* _Stored data_:
%%
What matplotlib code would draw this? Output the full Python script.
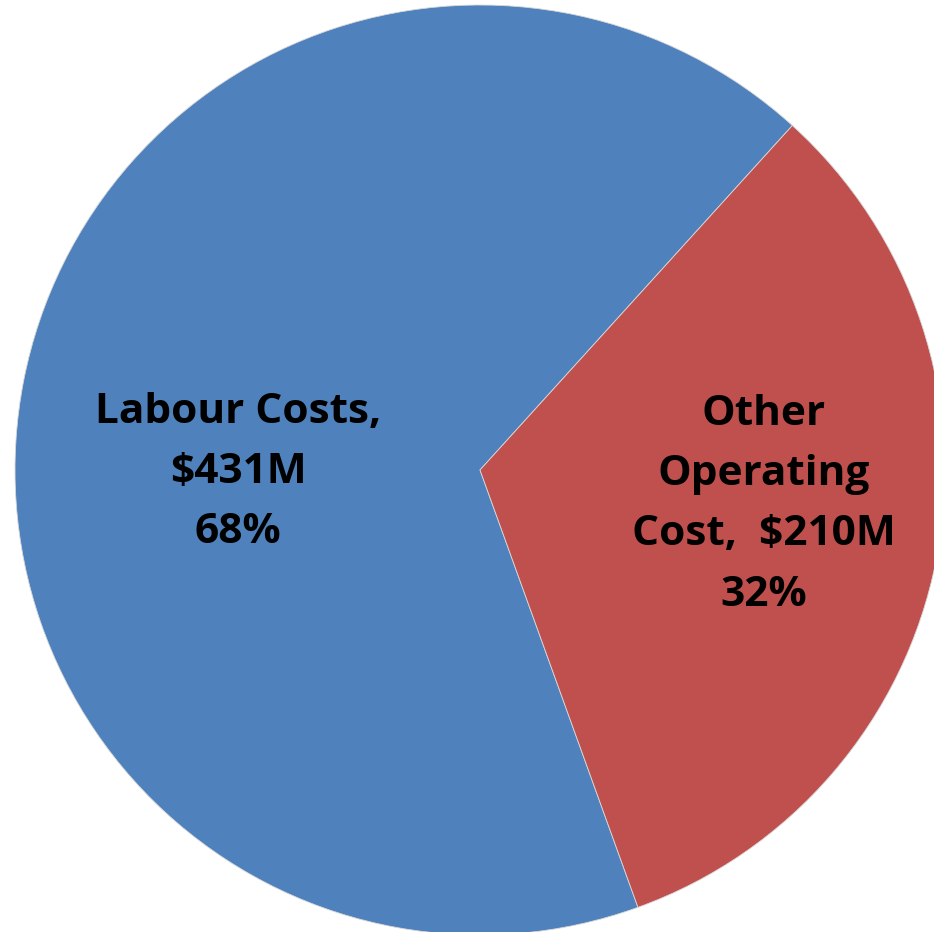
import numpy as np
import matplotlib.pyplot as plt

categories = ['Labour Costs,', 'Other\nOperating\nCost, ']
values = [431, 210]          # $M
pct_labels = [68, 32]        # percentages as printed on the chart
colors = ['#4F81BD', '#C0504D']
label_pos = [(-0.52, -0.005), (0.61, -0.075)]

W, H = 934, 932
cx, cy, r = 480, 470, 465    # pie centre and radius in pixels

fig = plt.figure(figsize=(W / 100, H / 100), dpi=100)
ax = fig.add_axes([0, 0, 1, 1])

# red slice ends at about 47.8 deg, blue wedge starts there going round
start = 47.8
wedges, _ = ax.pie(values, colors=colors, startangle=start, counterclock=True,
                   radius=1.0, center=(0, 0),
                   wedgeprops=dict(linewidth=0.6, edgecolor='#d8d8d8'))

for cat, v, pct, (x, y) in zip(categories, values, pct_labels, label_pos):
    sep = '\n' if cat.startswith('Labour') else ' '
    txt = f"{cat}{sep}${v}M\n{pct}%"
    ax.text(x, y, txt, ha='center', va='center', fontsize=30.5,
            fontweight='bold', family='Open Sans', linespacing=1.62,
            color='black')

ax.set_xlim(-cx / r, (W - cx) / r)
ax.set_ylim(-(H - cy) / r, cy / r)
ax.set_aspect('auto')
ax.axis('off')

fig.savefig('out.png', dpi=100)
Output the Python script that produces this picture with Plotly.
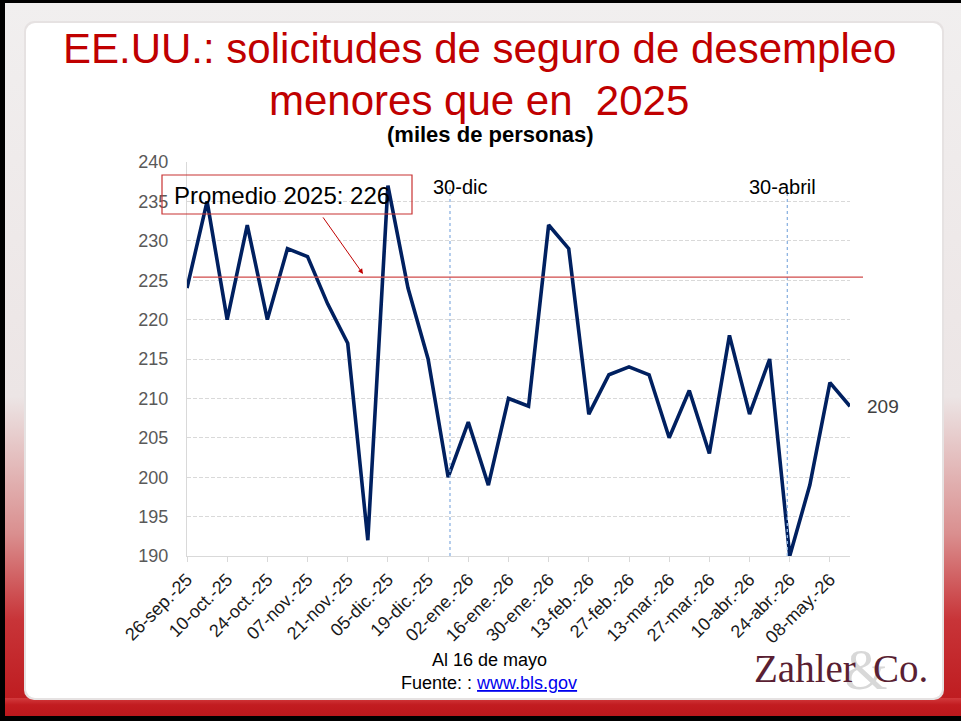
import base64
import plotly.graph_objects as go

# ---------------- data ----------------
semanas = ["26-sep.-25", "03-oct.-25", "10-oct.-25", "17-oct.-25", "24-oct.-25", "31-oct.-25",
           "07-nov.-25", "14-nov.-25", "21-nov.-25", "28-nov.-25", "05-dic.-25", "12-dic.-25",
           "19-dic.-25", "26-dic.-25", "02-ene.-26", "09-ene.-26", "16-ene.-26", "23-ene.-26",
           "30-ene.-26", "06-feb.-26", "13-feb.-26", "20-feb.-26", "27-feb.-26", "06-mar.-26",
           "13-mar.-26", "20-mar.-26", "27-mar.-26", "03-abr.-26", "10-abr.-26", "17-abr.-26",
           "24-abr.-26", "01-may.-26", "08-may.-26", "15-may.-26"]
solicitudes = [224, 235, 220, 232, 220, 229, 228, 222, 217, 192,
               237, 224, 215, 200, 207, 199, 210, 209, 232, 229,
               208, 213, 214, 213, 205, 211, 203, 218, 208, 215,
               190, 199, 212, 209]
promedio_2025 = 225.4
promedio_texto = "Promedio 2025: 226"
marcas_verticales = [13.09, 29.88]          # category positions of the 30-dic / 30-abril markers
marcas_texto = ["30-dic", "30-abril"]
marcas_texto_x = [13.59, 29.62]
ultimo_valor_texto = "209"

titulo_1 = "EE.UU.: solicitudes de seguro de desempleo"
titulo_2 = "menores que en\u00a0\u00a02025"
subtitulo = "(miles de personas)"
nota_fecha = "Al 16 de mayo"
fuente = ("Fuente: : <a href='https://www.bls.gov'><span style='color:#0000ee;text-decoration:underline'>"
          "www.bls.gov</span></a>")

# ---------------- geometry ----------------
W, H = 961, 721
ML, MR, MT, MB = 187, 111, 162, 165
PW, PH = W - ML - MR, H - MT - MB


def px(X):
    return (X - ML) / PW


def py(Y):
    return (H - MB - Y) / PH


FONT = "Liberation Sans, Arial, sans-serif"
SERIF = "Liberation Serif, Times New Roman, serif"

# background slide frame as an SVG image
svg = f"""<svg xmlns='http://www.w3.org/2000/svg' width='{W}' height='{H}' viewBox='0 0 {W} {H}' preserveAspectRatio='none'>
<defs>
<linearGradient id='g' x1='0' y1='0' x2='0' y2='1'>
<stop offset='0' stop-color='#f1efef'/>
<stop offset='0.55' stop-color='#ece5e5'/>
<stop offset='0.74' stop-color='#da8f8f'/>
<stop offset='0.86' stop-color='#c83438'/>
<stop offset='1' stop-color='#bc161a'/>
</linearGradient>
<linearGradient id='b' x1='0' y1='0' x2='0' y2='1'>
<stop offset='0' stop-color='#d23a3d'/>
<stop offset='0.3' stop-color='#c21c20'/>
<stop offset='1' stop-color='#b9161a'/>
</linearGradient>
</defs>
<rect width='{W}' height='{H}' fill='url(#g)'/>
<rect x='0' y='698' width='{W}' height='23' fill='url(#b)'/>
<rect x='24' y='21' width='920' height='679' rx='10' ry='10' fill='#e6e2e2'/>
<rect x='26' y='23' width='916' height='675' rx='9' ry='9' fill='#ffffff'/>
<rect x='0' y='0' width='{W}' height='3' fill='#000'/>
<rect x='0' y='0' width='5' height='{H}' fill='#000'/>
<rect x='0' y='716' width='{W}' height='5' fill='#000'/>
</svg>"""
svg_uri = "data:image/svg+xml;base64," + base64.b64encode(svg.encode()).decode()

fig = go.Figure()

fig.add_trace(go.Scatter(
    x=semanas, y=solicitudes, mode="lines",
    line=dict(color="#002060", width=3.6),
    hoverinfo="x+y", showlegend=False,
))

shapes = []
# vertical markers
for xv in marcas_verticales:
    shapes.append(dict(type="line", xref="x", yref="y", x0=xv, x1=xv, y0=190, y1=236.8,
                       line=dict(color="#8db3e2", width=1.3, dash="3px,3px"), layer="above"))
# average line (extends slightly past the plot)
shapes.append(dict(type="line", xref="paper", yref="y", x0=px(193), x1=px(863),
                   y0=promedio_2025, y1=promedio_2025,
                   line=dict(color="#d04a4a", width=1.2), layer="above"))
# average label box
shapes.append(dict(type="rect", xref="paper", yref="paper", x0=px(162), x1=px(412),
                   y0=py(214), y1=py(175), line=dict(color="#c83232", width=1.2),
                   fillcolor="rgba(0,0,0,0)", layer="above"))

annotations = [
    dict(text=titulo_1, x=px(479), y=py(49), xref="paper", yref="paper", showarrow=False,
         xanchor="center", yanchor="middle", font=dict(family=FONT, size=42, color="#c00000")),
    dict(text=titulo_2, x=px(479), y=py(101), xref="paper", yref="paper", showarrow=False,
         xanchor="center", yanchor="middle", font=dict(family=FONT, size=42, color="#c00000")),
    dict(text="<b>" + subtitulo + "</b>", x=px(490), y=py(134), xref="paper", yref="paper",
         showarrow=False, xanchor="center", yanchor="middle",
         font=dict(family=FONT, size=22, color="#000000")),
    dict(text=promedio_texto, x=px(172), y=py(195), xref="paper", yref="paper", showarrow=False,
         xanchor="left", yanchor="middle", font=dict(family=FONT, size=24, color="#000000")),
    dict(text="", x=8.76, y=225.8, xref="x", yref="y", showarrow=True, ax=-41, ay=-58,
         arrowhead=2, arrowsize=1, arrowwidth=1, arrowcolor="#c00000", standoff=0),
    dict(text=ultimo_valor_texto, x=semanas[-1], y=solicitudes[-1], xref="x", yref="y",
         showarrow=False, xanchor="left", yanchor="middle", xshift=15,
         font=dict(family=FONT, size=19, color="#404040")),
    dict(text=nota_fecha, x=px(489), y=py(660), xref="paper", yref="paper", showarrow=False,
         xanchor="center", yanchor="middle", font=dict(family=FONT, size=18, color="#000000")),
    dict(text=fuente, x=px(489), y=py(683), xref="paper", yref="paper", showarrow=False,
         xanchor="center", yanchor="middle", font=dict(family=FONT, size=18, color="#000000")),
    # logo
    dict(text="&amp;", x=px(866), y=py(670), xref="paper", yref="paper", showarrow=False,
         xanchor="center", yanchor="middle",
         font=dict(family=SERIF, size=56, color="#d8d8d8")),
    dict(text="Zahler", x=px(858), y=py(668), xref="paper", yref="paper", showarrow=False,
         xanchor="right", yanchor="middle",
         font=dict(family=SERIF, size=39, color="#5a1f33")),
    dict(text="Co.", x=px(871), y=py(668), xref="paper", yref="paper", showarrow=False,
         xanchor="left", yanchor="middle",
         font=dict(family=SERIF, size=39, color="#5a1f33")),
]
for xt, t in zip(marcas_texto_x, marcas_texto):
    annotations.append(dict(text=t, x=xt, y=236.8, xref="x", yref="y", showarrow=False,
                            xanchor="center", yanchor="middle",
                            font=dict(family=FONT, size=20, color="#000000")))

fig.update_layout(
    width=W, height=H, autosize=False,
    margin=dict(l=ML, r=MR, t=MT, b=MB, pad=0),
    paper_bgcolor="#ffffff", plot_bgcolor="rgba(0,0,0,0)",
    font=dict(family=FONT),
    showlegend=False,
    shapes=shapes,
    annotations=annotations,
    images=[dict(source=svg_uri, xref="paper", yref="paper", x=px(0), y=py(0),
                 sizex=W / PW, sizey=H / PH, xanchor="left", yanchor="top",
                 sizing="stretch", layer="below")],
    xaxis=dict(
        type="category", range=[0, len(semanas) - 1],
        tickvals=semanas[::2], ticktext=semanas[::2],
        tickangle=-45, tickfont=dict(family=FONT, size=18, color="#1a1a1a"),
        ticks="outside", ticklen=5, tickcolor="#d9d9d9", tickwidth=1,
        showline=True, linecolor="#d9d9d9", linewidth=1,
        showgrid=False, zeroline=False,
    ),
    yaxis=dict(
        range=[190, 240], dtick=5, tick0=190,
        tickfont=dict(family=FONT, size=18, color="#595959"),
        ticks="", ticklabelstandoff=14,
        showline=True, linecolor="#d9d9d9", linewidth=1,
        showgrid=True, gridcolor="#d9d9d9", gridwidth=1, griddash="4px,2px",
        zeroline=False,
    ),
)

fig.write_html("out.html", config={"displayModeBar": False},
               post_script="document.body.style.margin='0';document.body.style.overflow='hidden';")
%%
* _Work required_: In the listing above, find the line with "Output the Python" and the line with "Serif, Times New". Set down both and every line between them, minus the pictures.

* _Answer to this exercise_:
Output the Python script that produces this picture with Plotly.
import base64
import plotly.graph_objects as go

# ---------------- data ----------------
semanas = ["26-sep.-25", "03-oct.-25", "10-oct.-25", "17-oct.-25", "24-oct.-25", "31-oct.-25",
           "07-nov.-25", "14-nov.-25", "21-nov.-25", "28-nov.-25", "05-dic.-25", "12-dic.-25",
           "19-dic.-25", "26-dic.-25", "02-ene.-26", "09-ene.-26", "16-ene.-26", "23-ene.-26",
           "30-ene.-26", "06-feb.-26", "13-feb.-26", "20-feb.-26", "27-feb.-26", "06-mar.-26",
           "13-mar.-26", "20-mar.-26", "27-mar.-26", "03-abr.-26", "10-abr.-26", "17-abr.-26",
           "24-abr.-26", "01-may.-26", "08-may.-26", "15-may.-26"]
solicitudes = [224, 235, 220, 232, 220, 229, 228, 222, 217, 192,
               237, 224, 215, 200, 207, 199, 210, 209, 232, 229,
               208, 213, 214, 213, 205, 211, 203, 218, 208, 215,
               190, 199, 212, 209]
promedio_2025 = 225.4
promedio_texto = "Promedio 2025: 226"
marcas_verticales = [13.09, 29.88]          # category positions of the 30-dic / 30-abril markers
marcas_texto = ["30-dic", "30-abril"]
marcas_texto_x = [13.59, 29.62]
ultimo_valor_texto = "209"

titulo_1 = "EE.UU.: solicitudes de seguro de desempleo"
titulo_2 = "menores que en\u00a0\u00a02025"
subtitulo = "(miles de personas)"
nota_fecha = "Al 16 de mayo"
fuente = ("Fuente: : <a href='https://www.bls.gov'><span style='color:#0000ee;text-decoration:underline'>"
          "www.bls.gov</span></a>")

# ---------------- geometry ----------------
W, H = 961, 721
ML, MR, MT, MB = 187, 111, 162, 165
PW, PH = W - ML - MR, H - MT - MB


def px(X):
    return (X - ML) / PW


def py(Y):
    return (H - MB - Y) / PH


FONT = "Liberation Sans, Arial, sans-serif"
SERIF = "Liberation Serif, Times New Roman, serif"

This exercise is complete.